I find it quite fitting that a lot of entrepreneurship books also fit the self help category, because, how can starting and scaling a business not be inspiring? We are only really inspired by acts that include courage, following one's heart, overcoming challenges, and doing good for others. To me, interviewing people and hanging out on the podcast does not feel like a job, it’s just fun and we’ve inspired some people that I know, to start stores, quit their shitty jobs and chase pursuits that speak to their inner being.
My advice would be to champion your own individual curiosity and work to solve problems while at the same time doing what brings you joy. If you don't have curiosity, you'll assume the answer without wanting the data.
I recently had the opportunity to interview two successful authors Jeremy Utley and Simon Alexander Ong on Startup Mindsets Podcast. The 2 themes they discuss are finding problems worth solving and doing things that energize you, respectively.
One, it's really important to be either a vitamin or pain killer when it comes to the product or service you create because it will be the way you sell what you've created.

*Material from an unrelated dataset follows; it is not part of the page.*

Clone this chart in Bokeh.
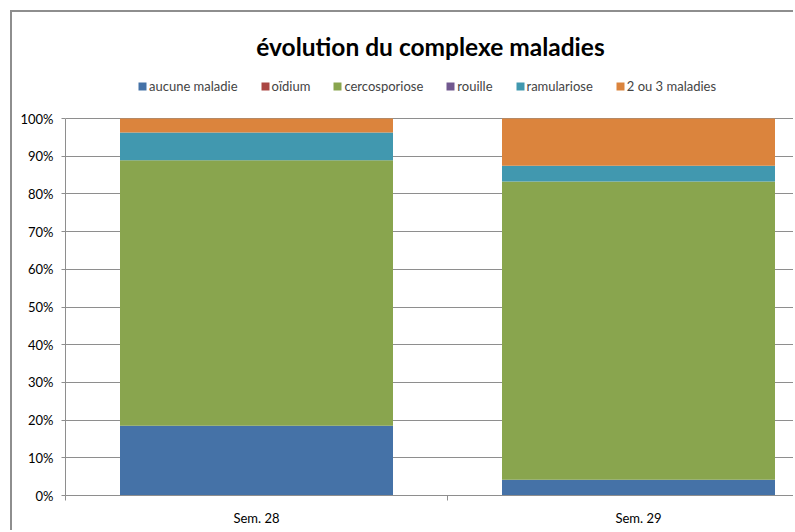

Looking at the big picture, people who start businesses, startups, etc. do so because they found a calling. Finding that calling requires introspection and remaining curious about will this work out, can customers pay me to solve this?
In an interview, I did with John R Green, CEO & Co-founder of Nada, he cites that believing in the products that Nada is building and that they add value to people being what drives him and his team of 20+ to be committed to providing access to digital real estate shares. This appealed to John because he'd previously worked in the mortgage lending space and learned that real estate is a trillion dollar asset class very difficult to break into which led him to start Nada Inc.